• **What the task requires**:
Of the lines in the listing, how many include the string "chart"? Write the number and nothing else.

• **Data section**:
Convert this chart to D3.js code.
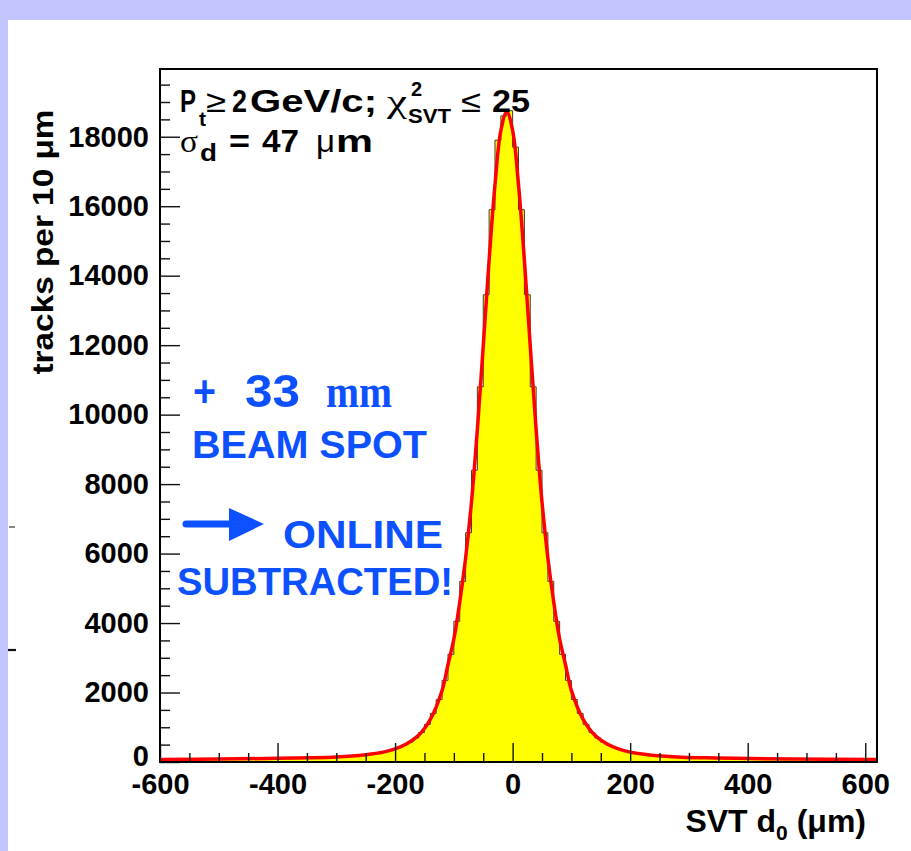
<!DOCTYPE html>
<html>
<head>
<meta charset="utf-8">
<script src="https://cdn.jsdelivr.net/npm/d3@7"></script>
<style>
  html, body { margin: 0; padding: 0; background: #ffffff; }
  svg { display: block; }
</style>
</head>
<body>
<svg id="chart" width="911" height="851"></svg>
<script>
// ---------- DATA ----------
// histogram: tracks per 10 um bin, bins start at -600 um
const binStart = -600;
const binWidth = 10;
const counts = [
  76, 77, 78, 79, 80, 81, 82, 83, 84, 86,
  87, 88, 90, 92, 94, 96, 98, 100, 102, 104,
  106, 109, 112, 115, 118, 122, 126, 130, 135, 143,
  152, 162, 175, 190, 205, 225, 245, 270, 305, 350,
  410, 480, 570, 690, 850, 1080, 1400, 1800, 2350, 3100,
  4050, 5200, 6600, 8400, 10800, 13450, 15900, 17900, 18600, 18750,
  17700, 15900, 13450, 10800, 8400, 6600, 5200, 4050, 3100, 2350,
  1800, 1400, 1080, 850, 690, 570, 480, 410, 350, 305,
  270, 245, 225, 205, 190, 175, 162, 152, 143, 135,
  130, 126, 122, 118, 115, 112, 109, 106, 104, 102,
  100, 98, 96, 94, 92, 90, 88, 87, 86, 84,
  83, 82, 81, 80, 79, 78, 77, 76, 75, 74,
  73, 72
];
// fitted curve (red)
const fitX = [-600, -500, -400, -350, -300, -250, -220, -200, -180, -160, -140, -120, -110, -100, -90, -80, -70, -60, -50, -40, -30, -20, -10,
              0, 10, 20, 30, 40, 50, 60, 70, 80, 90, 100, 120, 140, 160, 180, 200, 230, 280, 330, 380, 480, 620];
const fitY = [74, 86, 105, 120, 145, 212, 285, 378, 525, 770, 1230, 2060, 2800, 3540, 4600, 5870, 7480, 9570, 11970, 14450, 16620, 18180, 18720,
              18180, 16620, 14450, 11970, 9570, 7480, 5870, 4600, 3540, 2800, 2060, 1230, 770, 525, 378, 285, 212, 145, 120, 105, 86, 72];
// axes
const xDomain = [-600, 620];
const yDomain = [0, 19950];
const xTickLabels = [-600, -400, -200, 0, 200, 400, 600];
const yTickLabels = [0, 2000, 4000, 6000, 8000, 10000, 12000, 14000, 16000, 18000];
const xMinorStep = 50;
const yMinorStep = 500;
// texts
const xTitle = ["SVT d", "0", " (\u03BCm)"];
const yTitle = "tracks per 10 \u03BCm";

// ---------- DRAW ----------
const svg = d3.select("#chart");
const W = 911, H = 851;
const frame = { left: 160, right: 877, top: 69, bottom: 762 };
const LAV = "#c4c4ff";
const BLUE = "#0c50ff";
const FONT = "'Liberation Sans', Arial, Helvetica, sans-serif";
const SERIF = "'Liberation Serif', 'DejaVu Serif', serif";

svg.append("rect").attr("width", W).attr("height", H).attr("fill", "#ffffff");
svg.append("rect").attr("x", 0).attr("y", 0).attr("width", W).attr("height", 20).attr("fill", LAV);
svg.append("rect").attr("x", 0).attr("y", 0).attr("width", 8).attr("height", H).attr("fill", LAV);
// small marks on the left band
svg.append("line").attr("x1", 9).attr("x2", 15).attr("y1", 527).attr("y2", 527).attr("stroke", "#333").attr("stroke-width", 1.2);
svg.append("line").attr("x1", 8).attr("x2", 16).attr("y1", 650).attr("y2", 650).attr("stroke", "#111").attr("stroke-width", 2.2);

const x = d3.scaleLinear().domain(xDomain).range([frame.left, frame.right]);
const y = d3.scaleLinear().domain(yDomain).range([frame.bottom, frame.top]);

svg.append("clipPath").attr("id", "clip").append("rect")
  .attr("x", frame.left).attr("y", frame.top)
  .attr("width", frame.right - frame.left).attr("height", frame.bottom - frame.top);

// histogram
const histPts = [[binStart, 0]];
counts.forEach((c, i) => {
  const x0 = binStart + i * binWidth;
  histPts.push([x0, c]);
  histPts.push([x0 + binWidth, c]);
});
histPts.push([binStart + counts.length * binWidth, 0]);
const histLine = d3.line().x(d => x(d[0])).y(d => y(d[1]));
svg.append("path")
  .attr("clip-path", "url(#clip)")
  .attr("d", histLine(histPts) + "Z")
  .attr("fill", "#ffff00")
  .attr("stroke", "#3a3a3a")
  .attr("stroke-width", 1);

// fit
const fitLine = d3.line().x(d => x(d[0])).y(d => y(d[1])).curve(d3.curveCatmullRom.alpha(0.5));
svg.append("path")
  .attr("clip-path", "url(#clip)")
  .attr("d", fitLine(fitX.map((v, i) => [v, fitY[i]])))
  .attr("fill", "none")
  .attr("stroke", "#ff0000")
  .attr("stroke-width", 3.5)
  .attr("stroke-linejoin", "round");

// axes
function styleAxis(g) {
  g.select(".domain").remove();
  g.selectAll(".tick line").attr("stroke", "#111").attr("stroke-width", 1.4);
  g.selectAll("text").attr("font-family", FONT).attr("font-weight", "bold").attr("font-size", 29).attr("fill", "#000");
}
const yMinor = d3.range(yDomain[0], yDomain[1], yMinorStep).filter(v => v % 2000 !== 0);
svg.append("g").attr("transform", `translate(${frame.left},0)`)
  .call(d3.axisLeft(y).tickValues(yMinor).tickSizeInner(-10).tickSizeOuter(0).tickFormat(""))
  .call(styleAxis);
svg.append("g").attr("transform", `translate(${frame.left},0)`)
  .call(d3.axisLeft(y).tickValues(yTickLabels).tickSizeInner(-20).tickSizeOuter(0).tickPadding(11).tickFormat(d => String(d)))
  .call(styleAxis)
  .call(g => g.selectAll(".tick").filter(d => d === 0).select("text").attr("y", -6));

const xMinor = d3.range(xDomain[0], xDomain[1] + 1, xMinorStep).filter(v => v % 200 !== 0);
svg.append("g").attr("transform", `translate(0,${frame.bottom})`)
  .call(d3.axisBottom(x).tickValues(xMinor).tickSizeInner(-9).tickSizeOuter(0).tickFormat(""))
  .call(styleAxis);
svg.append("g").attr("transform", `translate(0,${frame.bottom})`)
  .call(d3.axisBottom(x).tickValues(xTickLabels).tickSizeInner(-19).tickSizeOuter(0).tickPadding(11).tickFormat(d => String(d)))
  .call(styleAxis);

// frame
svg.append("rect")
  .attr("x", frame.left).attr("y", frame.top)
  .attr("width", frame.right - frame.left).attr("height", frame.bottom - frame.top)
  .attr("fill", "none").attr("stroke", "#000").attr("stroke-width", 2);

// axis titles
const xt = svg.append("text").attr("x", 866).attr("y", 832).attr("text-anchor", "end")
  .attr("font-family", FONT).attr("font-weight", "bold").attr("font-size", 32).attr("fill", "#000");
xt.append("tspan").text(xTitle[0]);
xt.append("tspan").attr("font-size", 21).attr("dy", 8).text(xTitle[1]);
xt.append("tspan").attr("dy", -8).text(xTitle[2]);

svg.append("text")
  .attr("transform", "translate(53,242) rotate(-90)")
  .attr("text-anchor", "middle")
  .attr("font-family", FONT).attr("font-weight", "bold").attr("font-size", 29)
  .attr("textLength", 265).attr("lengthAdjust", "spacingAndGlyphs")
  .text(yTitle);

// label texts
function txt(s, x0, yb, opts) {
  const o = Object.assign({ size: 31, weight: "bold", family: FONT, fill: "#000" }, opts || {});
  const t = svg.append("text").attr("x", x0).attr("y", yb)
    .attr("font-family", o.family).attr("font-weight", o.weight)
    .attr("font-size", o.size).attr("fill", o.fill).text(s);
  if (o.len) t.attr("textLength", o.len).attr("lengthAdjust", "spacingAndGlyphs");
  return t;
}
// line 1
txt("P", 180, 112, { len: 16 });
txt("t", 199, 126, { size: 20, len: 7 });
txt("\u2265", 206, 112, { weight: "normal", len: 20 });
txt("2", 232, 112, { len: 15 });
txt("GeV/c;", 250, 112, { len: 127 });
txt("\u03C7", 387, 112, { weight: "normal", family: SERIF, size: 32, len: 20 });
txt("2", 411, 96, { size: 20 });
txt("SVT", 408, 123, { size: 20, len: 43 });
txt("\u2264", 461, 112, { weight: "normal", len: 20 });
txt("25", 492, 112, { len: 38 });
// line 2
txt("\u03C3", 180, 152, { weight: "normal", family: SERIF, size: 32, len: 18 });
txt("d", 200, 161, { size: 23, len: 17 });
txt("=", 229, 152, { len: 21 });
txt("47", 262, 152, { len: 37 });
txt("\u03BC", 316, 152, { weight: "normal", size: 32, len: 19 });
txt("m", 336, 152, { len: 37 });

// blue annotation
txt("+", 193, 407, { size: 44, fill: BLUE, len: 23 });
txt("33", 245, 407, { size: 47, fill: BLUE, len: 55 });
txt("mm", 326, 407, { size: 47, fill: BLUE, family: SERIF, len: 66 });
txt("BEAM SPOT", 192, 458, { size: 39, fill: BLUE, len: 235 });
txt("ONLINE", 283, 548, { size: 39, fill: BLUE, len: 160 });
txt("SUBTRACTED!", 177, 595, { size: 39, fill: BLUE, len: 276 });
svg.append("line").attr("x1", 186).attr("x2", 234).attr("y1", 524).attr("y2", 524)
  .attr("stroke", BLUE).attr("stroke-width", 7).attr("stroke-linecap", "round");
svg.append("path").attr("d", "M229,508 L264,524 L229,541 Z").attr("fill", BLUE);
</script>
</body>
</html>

• **Written solution**:
3